= PROBLEM STATEMENT =
Return the listing below unchanged, minus its pictures.

= INFORMATION PROVIDED =
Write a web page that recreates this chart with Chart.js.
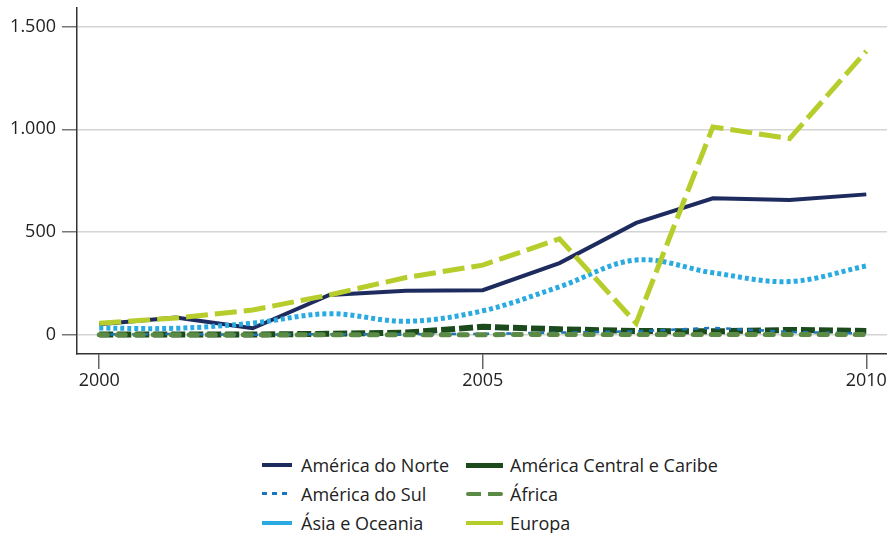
<!DOCTYPE html>
<html>
<head>
<meta charset="utf-8">
<script src="https://cdn.jsdelivr.net/npm/chart.js@4/dist/chart.umd.min.js"></script>
<style>
  body { margin: 0; background: #fff; font-family: "Open Sans", sans-serif; }
  #wrap { position: relative; width: 887px; height: 533px; }
  #grafico { position: absolute; left: 0; top: 0; }
  .leyenda { position: absolute; font-size: 18px; color: #222; line-height: 20px; white-space: nowrap; }
  .muestra { position: absolute; top: 8px; }
</style>
</head>
<body>
<div id="wrap">
  <canvas id="grafico" width="887" height="400"></canvas>
  <div id="leyenda"></div>
</div>
<script>
const anos = [2000, 2001, 2002, 2003, 2004, 2005, 2006, 2007, 2008, 2009, 2010];
const norte   = [53, 85, 33, 195, 215, 218, 350, 545, 665, 657, 684];
const central = [3, 3, 3, 6, 12, 40, 28, 20, 18, 25, 20];
const sul     = [3, 5, 2, 4, 4, 6, 12, 18, 35, 15, 8];
const africa  = [2, 2, 2, 2, 2, 2, 3, 3, 3, 3, 3];
const asia    = [34, 33, 58, 104, 67, 118, 235, 365, 303, 260, 336];
const europa  = [58, 83, 122, 195, 280, 340, 468, 58, 1012, 955, 1380];

const ticksX = [2000, 2005, 2010];
const ticksY = [0, 500, 1000, 1500];

const pts = (arr) => arr.map((v, i) => ({ x: anos[i], y: v }));

const ctx = document.getElementById('grafico');

const grafica = new Chart(ctx, {
  type: 'line',
  data: {
    datasets: [
      { label: 'Europa', data: pts(europa), borderColor: '#b6cd2c', borderWidth: 5, borderDash: [22, 7], order: 0 },
      { label: 'África', data: pts(africa), borderColor: '#5b8a44', borderWidth: 5, borderDash: [8, 10], borderCapStyle: 'round', order: 1 },
      { label: 'América do Sul', data: pts(sul), borderColor: '#1b75bc', borderWidth: 2.5, borderDash: [5, 6], order: 2 },
      { label: 'América Central e Caribe', data: pts(central), borderColor: '#1b4a1c', borderWidth: 6, borderDash: [14, 4], order: 3 },
      { label: 'Ásia e Oceania', data: pts(asia), borderColor: '#29aae1', borderWidth: 5, borderDash: [4, 3], tension: 0.35, order: 4 },
      { label: 'América do Norte', data: pts(norte), borderColor: '#1e2b5e', borderWidth: 4, order: 5 }
    ]
  },
  options: {
    responsive: false,
    animation: false,
    events: [],
    layout: { padding: 0 },
    elements: { point: { radius: 0 }, line: { tension: 0, fill: false } },
    plugins: { legend: { display: false }, tooltip: { enabled: false } },
    scales: {
      x: {
        type: 'linear',
        min: 1999.71,
        max: 2010.27,
        afterBuildTicks: (s) => { s.ticks = ticksX.map(v => ({ value: v })); },
        afterFit: (s) => { s.height = 46; s.paddingLeft = 0; s.paddingRight = 0; },
        border: { color: '#333', width: 1.5 },
        grid: { drawOnChartArea: false, drawTicks: true, tickLength: 15, color: '#666', lineWidth: 1.5 },
        ticks: { color: '#222', font: { family: 'Open Sans', size: 18 }, padding: 1, maxRotation: 0, callback: (v) => String(v) }
      },
      y: {
        min: -92,
        max: 1590,
        afterBuildTicks: (s) => { s.ticks = ticksY.map(v => ({ value: v })); },
        afterFit: (s) => { s.width = 77; s.paddingTop = 8; s.paddingBottom = 0; },
        border: { color: '#333', width: 1.5 },
        grid: { color: '#d4d4d4', lineWidth: 1.5, tickLength: 15, tickColor: '#777' },
        ticks: { color: '#222', font: { family: 'Open Sans', size: 18 }, padding: 6,
                 callback: (v) => v.toLocaleString('pt-BR') }
      }
    }
  }
});

// leyenda en dos columnas
const itens = [
  { texto: 'América do Norte', x: 262, y: 455, w: 30, cor: '#1e2b5e', h: 4, tipo: 'solido', gap: 9 },
  { texto: 'América Central e Caribe', x: 466, y: 455, w: 37, cor: '#1b4a1c', h: 5, tipo: 'solido', gap: 7 },
  { texto: 'América do Sul', x: 262, y: 484, w: 30, cor: '#1b75bc', h: 3, tipo: 'tracos', gap: 9 },
  { texto: 'África', x: 466, y: 484, w: 37, cor: '#5b8a44', h: 4, tipo: 'dois', gap: 7 },
  { texto: 'Ásia e Oceania', x: 262, y: 513, w: 30, cor: '#29aae1', h: 4, tipo: 'solido', gap: 9 },
  { texto: 'Europa', x: 466, y: 513, w: 37, cor: '#b6cd2c', h: 4, tipo: 'solido', gap: 7 }
];

const leyenda = document.getElementById('leyenda');
itens.forEach(it => {
  const div = document.createElement('div');
  div.className = 'leyenda';
  div.style.left = it.x + 'px';
  div.style.top = it.y + 'px';
  const m = document.createElement('span');
  m.className = 'muestra';
  m.style.left = '0px';
  m.style.width = it.w + 'px';
  m.style.height = it.h + 'px';
  if (it.tipo === 'solido') {
    m.style.background = it.cor;
  } else if (it.tipo === 'tracos') {
    m.style.background = `repeating-linear-gradient(90deg, ${it.cor} 0 5px, transparent 5px 10px)`;
  } else {
    m.style.background = `linear-gradient(90deg, ${it.cor} 0 15px, transparent 15px 22px, ${it.cor} 22px 37px)`;
    m.style.borderRadius = '2px';
  }
  div.appendChild(m);
  const t = document.createElement('span');
  t.textContent = it.texto;
  t.style.marginLeft = (it.w + it.gap) + 'px';
  div.appendChild(t);
  leyenda.appendChild(div);
});
</script>
</body>
</html>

= SOLUTION BELOW =
Write a web page that recreates this chart with Chart.js.
<!DOCTYPE html>
<html>
<head>
<meta charset="utf-8">
<script src="https://cdn.jsdelivr.net/npm/chart.js@4/dist/chart.umd.min.js"></script>
<style>
  body { margin: 0; background: #fff; font-family: "Open Sans", sans-serif; }
  #wrap { position: relative; width: 887px; height: 533px; }
  #grafico { position: absolute; left: 0; top: 0; }
  .leyenda { position: absolute; font-size: 18px; color: #222; line-height: 20px; white-space: nowrap; }
  .muestra { position: absolute; top: 8px; }
</style>
</head>
<body>
<div id="wrap">
  <canvas id="grafico" width="887" height="400"></canvas>
  <div id="leyenda"></div>
</div>
<script>
const anos = [2000, 2001, 2002, 2003, 2004, 2005, 2006, 2007, 2008, 2009, 2010];
const norte   = [53, 85, 33, 195, 215, 218, 350, 545, 665, 657, 684];
const central = [3, 3, 3, 6, 12, 40, 28, 20, 18, 25, 20];
const sul     = [3, 5, 2, 4, 4, 6, 12, 18, 35, 15, 8];
const africa  = [2, 2, 2, 2, 2, 2, 3, 3, 3, 3, 3];
const asia    = [34, 33, 58, 104, 67, 118, 235, 365, 303, 260, 336];
const europa  = [58, 83, 122, 195, 280, 340, 468, 58, 1012, 955, 1380];

const ticksX = [2000, 2005, 2010];
const ticksY = [0, 500, 1000, 1500];

const pts = (arr) => arr.map((v, i) => ({ x: anos[i], y: v }));

const ctx = document.getElementById('grafico');

const grafica = new Chart(ctx, {
  type: 'line',
  data: {
    datasets: [
      { label: 'Europa', data: pts(europa), borderColor: '#b6cd2c', borderWidth: 5, borderDash: [22, 7], order: 0 },
      { label: 'África', data: pts(africa), borderColor: '#5b8a44', borderWidth: 5, borderDash: [8, 10], borderCapStyle: 'round', order: 1 },
      { label: 'América do Sul', data: pts(sul), borderColor: '#1b75bc', borderWidth: 2.5, borderDash: [5, 6], order: 2 },
      { label: 'América Central e Caribe', data: pts(central), borderColor: '#1b4a1c', borderWidth: 6, borderDash: [14, 4], order: 3 },
      { label: 'Ásia e Oceania', data: pts(asia), borderColor: '#29aae1', borderWidth: 5, borderDash: [4, 3], tension: 0.35, order: 4 },
      { label: 'América do Norte', data: pts(norte), borderColor: '#1e2b5e', borderWidth: 4, order: 5 }
    ]
  },
  options: {
    responsive: false,
    animation: false,
    events: [],
    layout: { padding: 0 },
    elements: { point: { radius: 0 }, line: { tension: 0, fill: false } },
    plugins: { legend: { display: false }, tooltip: { enabled: false } },
    scales: {
      x: {
        type: 'linear',
        min: 1999.71,
        max: 2010.27,
        afterBuildTicks: (s) => { s.ticks = ticksX.map(v => ({ value: v })); },
        afterFit: (s) => { s.height = 46; s.paddingLeft = 0; s.paddingRight = 0; },
        border: { color: '#333', width: 1.5 },
        grid: { drawOnChartArea: false, drawTicks: true, tickLength: 15, color: '#666', lineWidth: 1.5 },
        ticks: { color: '#222', font: { family: 'Open Sans', size: 18 }, padding: 1, maxRotation: 0, callback: (v) => String(v) }
      },
      y: {
        min: -92,
        max: 1590,
        afterBuildTicks: (s) => { s.ticks = ticksY.map(v => ({ value: v })); },
        afterFit: (s) => { s.width = 77; s.paddingTop = 8; s.paddingBottom = 0; },
        border: { color: '#333', width: 1.5 },
        grid: { color: '#d4d4d4', lineWidth: 1.5, tickLength: 15, tickColor: '#777' },
        ticks: { color: '#222', font: { family: 'Open Sans', size: 18 }, padding: 6,
                 callback: (v) => v.toLocaleString('pt-BR') }
      }
    }
  }
});

// leyenda en dos columnas
const itens = [
  { texto: 'América do Norte', x: 262, y: 455, w: 30, cor: '#1e2b5e', h: 4, tipo: 'solido', gap: 9 },
  { texto: 'América Central e Caribe', x: 466, y: 455, w: 37, cor: '#1b4a1c', h: 5, tipo: 'solido', gap: 7 },
  { texto: 'América do Sul', x: 262, y: 484, w: 30, cor: '#1b75bc', h: 3, tipo: 'tracos', gap: 9 },
  { texto: 'África', x: 466, y: 484, w: 37, cor: '#5b8a44', h: 4, tipo: 'dois', gap: 7 },
  { texto: 'Ásia e Oceania', x: 262, y: 513, w: 30, cor: '#29aae1', h: 4, tipo: 'solido', gap: 9 },
  { texto: 'Europa', x: 466, y: 513, w: 37, cor: '#b6cd2c', h: 4, tipo: 'solido', gap: 7 }
];

const leyenda = document.getElementById('leyenda');
itens.forEach(it => {
  const div = document.createElement('div');
  div.className = 'leyenda';
  div.style.left = it.x + 'px';
  div.style.top = it.y + 'px';
  const m = document.createElement('span');
  m.className = 'muestra';
  m.style.left = '0px';
  m.style.width = it.w + 'px';
  m.style.height = it.h + 'px';
  if (it.tipo === 'solido') {
    m.style.background = it.cor;
  } else if (it.tipo === 'tracos') {
    m.style.background = `repeating-linear-gradient(90deg, ${it.cor} 0 5px, transparent 5px 10px)`;
  } else {
    m.style.background = `linear-gradient(90deg, ${it.cor} 0 15px, transparent 15px 22px, ${it.cor} 22px 37px)`;
    m.style.borderRadius = '2px';
  }
  div.appendChild(m);
  const t = document.createElement('span');
  t.textContent = it.texto;
  t.style.marginLeft = (it.w + it.gap) + 'px';
  div.appendChild(t);
  leyenda.appendChild(div);
});
</script>
</body>
</html>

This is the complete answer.